Лошадь раздражённо топнул кулаком-копытом по полу:
– Капризы, капризы! Как же трудно угодить женщине.
Он встал и принялся ходить по тоннелю кругами, разминая ноги. Некоторое время он бормотал что-то неразборчивое, но потом повысил голос:
– Схватит, хвалит… Хватит мучать меня! Почему ты здесь? Почему я здесь?! Я не нужен, не важен, не лошадь!
– Если ты не можешь подсказать мне, как вернуть человеку память, – осторожно сказала Полынь, – то, может быть, ты знаешь, как выбраться из Плёнки?

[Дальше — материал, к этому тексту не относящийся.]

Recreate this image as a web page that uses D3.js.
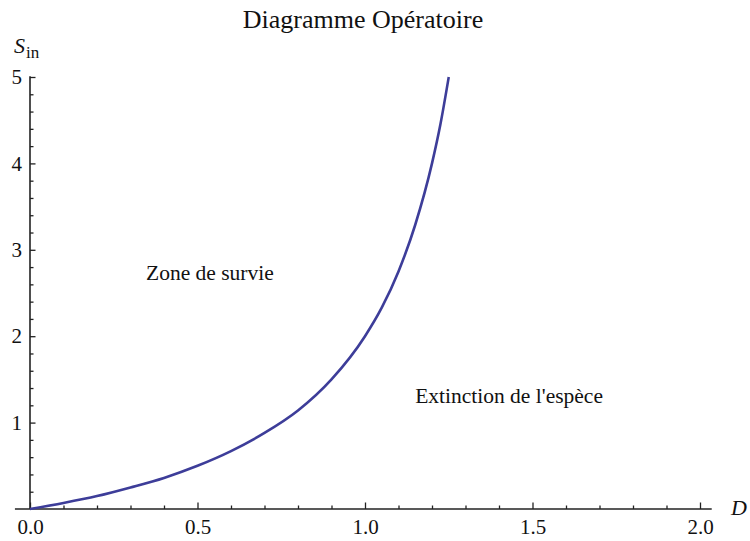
<!DOCTYPE html>
<html>
<head>
<meta charset="utf-8">
<script src="https://cdn.jsdelivr.net/npm/d3@7"></script>
<style>
  body { margin: 0; background: #fff; }
  svg text { font-family: "Liberation Serif", "Times New Roman", serif; fill: #111; }
</style>
</head>
<body>
<svg id="chart" width="750" height="541"></svg>
<script>
// values
var dValues   = [0, 0.1, 0.2, 0.3, 0.4, 0.5, 0.6, 0.7, 0.8, 0.9, 1.0, 1.05, 1.1, 1.15, 1.2, 1.225, 1.25];
var sinValues = [0, 0.07, 0.15, 0.25, 0.36, 0.5, 0.67, 0.88, 1.14, 1.5, 2.0, 2.33, 2.75, 3.29, 4.0, 4.45, 5.0];

var xTicks = [0, 0.5, 1.0, 1.5, 2.0];
var xTickLabels = ["0.0", "0.5", "1.0", "1.5", "2.0"];
var yTicks = [1, 2, 3, 4, 5];
var yTickLabels = ["1", "2", "3", "4", "5"];

var title = "Diagramme Opératoire";
var zoneLabels = ["Zone de survie", "Extinction de l'espèce"];

var svg = d3.select("#chart");

var x = d3.scaleLinear().domain([0, 2]).range([30, 700]);
var y = d3.scaleLinear().domain([0, 5]).range([509, 77]);

var axisColor = "#222";

// minor ticks
var xMinor = d3.range(0, 2.01, 0.1).filter(function(d) { return xTicks.indexOf(+d.toFixed(1)) < 0; });
var yMinor = d3.range(0.2, 5, 0.2).filter(function(d) { return Math.abs(d - Math.round(d)) > 0.01; });

var gx = svg.append("g").attr("transform", "translate(0," + y(0) + ")");
gx.call(d3.axisBottom(x).tickValues(xMinor).tickFormat("").tickSizeInner(-3.5).tickSizeOuter(0));
gx.call(function(g) { g.select(".domain").remove(); });
var gx2 = svg.append("g").attr("transform", "translate(0," + y(0) + ")");
gx2.call(d3.axisBottom(x).tickValues(xTicks)
    .tickFormat(function(d, i) { return xTickLabels[i]; })
    .tickSizeInner(-6.5).tickSizeOuter(0).tickPadding(10));
gx2.select(".domain").remove();

var gy = svg.append("g").attr("transform", "translate(" + x(0) + ",0)");
gy.call(d3.axisLeft(y).tickValues(yMinor).tickFormat("").tickSizeInner(-3.5).tickSizeOuter(0));
gy.select(".domain").remove();
var gy2 = svg.append("g").attr("transform", "translate(" + x(0) + ",0)");
gy2.call(d3.axisLeft(y).tickValues(yTicks)
    .tickFormat(function(d, i) { return yTickLabels[i]; })
    .tickSizeInner(-5.5).tickSizeOuter(0).tickPadding(8));
gy2.select(".domain").remove();

svg.selectAll(".tick line").attr("stroke", axisColor).attr("stroke-width", 1.3);
svg.selectAll(".tick text").attr("font-size", 21).attr("fill", "#111")
    .style("font-family", "'Liberation Serif', 'Times New Roman', serif");

// axis lines
svg.append("line")
    .attr("x1", x(-0.045)).attr("x2", x(2.035))
    .attr("y1", y(0)).attr("y2", y(0))
    .attr("stroke", axisColor).attr("stroke-width", 1.6);
svg.append("line")
    .attr("x1", x(0)).attr("x2", x(0))
    .attr("y1", y(0)).attr("y2", y(5.01))
    .attr("stroke", axisColor).attr("stroke-width", 1.6);

// curve
var pts = dValues.map(function(d, i) { return [d, sinValues[i]]; });
var line = d3.line()
    .x(function(d) { return x(d[0]); })
    .y(function(d) { return y(d[1]); })
    .curve(d3.curveMonotoneX);

svg.append("path")
    .datum(pts)
    .attr("d", line)
    .attr("fill", "none")
    .attr("stroke", "#3d3d99")
    .attr("stroke-width", 2.6)
    .attr("stroke-linejoin", "round");

// title
svg.append("text")
    .attr("x", 363).attr("y", 28)
    .attr("text-anchor", "middle")
    .attr("font-size", 26)
    .text(title);

// axis labels
var sl = svg.append("text").attr("x", 14).attr("y", 53).attr("font-size", 22);
sl.append("tspan").attr("font-style", "italic").text("S");
sl.append("tspan").attr("font-size", 17).attr("dy", 5).attr("dx", 1).text("in");

svg.append("text")
    .attr("x", 731).attr("y", 515)
    .attr("font-size", 22)
    .attr("font-style", "italic")
    .text("D");

// zone annotations
svg.append("text")
    .attr("x", x(0.537)).attr("y", y(2.65))
    .attr("text-anchor", "middle")
    .attr("font-size", 21.5)
    .text(zoneLabels[0]);

svg.append("text")
    .attr("x", x(1.43)).attr("y", y(1.23))
    .attr("text-anchor", "middle")
    .attr("font-size", 21.5)
    .text(zoneLabels[1]);
</script>
</body>
</html>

Лошадь резко остановился и закивал:
– Ага. Ага-ага-ага. Только и всего. Толика невзгод. Дел невпроворот. Шагай давай.
– Куда?
– Назад, конечно же. Я же сказал, этот поезд ушёл. И нам некуда больше бежать.
Полынь оглянулась по сторонам и нахмурилась. Гигантская кишка Поезда полностью занимала перекрёсток и превращала этот участок дороги в тупик… Единственный путь действительно вёл только назад.
– Ты что, шёл за мной всё это время? – спросила она.
– Вовсе нет. Это ты шла впереди меня. Вовсе никто и не собирался тебя съесть. А теперь пойдём. И не вздумай на меня садиться.
Лошадь совершил сложный танец рук и ног, разворачиваясь на месте, и пошагал обратно в тоннель. Полынь вздохнула и потёрла виски так сильно, что поцарапала кожу. Раджа оказался прав. Общение не всегда приводит к пониманию.